[Excerpt from a dataset]
+===+

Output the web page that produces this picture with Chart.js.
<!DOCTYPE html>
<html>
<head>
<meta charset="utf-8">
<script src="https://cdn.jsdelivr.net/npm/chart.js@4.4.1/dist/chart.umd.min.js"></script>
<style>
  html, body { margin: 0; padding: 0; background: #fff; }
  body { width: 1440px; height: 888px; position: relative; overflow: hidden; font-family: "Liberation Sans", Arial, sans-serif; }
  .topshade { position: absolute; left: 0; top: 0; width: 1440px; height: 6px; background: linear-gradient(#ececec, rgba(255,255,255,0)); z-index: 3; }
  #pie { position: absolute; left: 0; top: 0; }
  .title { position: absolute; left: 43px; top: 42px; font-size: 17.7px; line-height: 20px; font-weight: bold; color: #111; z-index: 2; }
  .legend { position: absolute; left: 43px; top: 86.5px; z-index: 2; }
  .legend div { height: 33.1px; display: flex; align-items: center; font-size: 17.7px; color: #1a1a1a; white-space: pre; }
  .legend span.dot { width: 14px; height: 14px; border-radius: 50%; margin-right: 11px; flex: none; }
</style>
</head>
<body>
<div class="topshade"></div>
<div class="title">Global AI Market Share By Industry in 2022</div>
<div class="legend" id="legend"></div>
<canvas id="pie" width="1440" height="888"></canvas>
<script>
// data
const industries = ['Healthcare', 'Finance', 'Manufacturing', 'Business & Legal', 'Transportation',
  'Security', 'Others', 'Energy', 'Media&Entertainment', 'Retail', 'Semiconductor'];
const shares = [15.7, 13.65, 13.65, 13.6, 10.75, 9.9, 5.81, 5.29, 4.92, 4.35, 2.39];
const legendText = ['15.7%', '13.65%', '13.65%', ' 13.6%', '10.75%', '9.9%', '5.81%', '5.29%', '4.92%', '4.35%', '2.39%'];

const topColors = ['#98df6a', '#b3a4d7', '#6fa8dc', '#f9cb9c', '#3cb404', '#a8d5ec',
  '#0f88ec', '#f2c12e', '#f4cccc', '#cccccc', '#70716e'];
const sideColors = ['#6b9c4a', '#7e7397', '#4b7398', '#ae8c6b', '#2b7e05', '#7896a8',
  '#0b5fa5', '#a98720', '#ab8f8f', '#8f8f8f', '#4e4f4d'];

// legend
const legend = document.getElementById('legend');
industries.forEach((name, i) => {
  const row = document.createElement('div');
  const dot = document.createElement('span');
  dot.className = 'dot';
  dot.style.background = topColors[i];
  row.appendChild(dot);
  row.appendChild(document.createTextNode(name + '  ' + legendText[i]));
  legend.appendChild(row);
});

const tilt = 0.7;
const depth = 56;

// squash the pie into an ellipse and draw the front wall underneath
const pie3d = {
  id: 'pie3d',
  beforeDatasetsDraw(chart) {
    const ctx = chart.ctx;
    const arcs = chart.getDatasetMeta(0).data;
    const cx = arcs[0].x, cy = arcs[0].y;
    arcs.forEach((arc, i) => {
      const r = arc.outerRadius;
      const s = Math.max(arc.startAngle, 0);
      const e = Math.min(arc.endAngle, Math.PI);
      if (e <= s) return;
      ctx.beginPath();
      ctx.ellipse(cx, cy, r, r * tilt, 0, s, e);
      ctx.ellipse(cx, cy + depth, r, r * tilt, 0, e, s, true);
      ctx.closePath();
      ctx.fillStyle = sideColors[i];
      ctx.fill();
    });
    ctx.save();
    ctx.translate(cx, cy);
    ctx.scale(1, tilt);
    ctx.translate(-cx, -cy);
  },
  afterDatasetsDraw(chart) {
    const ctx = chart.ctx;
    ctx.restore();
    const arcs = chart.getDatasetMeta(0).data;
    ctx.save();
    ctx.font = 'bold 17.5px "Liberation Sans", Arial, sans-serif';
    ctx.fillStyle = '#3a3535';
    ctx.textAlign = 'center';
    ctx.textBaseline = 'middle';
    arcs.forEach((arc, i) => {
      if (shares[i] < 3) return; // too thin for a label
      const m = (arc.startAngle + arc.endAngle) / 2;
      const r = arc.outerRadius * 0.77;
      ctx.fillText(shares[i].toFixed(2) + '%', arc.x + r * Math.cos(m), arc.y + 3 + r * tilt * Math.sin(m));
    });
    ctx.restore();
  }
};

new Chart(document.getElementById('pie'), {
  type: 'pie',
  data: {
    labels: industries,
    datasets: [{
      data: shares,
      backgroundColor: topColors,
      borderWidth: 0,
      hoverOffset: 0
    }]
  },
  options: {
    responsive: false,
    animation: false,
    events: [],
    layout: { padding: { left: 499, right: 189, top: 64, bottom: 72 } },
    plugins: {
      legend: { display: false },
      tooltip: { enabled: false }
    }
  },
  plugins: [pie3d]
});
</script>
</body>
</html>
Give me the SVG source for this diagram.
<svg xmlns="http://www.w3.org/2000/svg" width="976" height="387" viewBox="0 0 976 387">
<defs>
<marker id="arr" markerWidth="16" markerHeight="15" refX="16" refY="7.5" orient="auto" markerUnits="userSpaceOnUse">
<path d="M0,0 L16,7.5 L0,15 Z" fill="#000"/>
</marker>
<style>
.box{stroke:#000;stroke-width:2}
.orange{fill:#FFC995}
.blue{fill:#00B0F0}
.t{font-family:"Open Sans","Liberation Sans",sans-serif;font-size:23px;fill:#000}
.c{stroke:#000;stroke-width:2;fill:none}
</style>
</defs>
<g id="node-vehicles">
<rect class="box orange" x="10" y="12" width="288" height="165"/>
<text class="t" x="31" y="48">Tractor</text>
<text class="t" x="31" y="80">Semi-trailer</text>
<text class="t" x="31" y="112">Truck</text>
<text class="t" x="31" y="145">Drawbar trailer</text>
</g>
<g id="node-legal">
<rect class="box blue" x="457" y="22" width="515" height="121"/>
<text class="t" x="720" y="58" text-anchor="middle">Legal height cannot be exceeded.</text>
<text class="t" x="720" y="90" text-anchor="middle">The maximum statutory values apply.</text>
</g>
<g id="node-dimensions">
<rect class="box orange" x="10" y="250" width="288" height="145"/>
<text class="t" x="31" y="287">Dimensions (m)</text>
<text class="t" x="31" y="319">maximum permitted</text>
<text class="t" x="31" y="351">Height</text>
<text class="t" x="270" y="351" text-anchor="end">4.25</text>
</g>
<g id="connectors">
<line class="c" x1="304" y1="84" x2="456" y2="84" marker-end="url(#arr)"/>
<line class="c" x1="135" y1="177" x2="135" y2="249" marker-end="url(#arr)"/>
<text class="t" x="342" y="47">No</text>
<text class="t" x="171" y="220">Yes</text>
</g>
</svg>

+===+

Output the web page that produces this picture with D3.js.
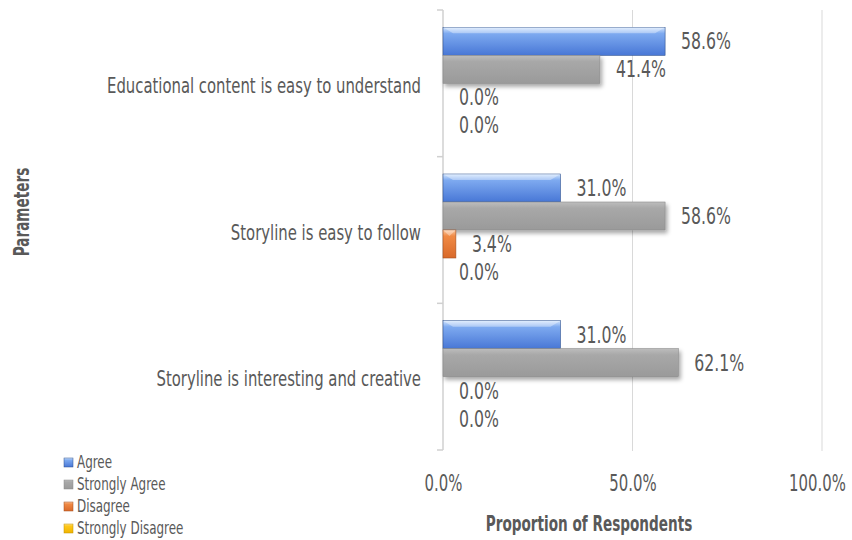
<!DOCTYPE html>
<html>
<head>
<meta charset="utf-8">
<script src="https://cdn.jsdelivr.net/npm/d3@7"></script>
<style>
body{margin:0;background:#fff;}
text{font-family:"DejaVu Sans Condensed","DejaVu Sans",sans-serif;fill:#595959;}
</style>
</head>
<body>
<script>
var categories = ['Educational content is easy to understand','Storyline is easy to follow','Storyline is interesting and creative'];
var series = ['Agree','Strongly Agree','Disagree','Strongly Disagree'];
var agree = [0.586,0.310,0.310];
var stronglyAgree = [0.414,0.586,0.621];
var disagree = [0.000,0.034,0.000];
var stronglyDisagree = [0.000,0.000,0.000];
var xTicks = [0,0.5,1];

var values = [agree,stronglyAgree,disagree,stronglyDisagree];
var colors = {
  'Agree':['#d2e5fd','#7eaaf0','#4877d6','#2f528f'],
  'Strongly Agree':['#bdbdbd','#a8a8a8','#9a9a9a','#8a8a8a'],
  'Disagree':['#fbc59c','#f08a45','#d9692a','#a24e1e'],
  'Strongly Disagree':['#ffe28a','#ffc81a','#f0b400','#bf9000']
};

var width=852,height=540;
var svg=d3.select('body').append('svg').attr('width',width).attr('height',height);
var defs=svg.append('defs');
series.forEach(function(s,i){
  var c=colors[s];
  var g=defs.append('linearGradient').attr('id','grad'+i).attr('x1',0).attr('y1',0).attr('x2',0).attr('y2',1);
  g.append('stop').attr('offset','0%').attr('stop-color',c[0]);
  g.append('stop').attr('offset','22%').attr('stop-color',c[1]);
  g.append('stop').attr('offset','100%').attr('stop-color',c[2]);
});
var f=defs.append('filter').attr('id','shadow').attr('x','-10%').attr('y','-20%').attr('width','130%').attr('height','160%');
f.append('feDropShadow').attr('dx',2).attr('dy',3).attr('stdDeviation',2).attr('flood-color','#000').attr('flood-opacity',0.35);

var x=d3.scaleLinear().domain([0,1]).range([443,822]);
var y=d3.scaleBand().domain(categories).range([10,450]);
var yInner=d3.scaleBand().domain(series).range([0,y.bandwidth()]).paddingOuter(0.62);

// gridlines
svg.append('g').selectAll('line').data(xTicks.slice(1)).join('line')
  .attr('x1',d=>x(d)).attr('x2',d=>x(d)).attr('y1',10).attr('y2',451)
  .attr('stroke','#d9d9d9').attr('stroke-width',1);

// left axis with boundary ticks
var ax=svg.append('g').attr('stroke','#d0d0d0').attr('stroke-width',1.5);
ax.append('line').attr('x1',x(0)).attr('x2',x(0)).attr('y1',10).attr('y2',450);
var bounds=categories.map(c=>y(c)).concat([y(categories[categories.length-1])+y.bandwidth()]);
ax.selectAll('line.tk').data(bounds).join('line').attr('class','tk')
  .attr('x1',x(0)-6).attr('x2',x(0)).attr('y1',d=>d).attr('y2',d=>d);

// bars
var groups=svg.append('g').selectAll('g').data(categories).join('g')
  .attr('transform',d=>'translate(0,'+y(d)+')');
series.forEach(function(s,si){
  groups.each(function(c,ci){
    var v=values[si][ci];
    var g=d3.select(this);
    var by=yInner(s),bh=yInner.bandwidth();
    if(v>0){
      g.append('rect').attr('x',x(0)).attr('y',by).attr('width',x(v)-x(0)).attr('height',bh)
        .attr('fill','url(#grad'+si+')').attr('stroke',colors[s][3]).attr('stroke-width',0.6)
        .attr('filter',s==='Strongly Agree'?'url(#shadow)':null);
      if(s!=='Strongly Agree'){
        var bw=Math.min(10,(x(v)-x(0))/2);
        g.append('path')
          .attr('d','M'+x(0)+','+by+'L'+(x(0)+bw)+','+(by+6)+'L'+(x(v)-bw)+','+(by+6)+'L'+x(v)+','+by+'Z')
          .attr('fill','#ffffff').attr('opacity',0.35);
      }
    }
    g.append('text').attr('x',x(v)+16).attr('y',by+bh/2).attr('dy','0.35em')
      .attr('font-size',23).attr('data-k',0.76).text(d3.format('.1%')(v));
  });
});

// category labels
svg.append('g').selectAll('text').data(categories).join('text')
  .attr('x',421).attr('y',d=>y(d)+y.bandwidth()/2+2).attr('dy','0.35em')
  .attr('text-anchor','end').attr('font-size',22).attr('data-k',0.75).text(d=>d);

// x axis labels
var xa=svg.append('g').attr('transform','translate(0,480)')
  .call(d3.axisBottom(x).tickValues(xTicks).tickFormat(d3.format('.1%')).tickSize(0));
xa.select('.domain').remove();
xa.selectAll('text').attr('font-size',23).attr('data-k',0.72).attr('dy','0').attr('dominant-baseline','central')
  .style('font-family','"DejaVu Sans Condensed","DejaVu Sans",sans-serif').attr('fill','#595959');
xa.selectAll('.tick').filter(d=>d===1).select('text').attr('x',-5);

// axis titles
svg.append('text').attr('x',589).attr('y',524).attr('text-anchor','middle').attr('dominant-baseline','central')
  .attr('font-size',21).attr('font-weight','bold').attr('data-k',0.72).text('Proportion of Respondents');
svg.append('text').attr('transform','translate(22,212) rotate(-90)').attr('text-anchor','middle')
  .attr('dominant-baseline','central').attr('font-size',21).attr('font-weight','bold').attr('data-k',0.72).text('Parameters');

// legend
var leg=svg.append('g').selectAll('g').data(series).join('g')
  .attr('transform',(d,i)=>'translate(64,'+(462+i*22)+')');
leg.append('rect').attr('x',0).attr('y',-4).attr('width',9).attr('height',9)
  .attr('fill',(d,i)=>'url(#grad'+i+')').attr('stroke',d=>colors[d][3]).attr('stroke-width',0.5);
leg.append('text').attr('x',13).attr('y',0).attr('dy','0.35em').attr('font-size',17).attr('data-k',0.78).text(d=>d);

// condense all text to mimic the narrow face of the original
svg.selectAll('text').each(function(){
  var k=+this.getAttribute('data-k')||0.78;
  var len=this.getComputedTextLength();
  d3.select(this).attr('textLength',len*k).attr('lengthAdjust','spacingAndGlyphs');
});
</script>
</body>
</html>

+===+

**DO THIS:**
From the entries above, copy out every line where the string "that" appears.

**FINISHED ANSWER:**
Output the web page that produces this picture with Chart.js.
Output the web page that produces this picture with D3.js.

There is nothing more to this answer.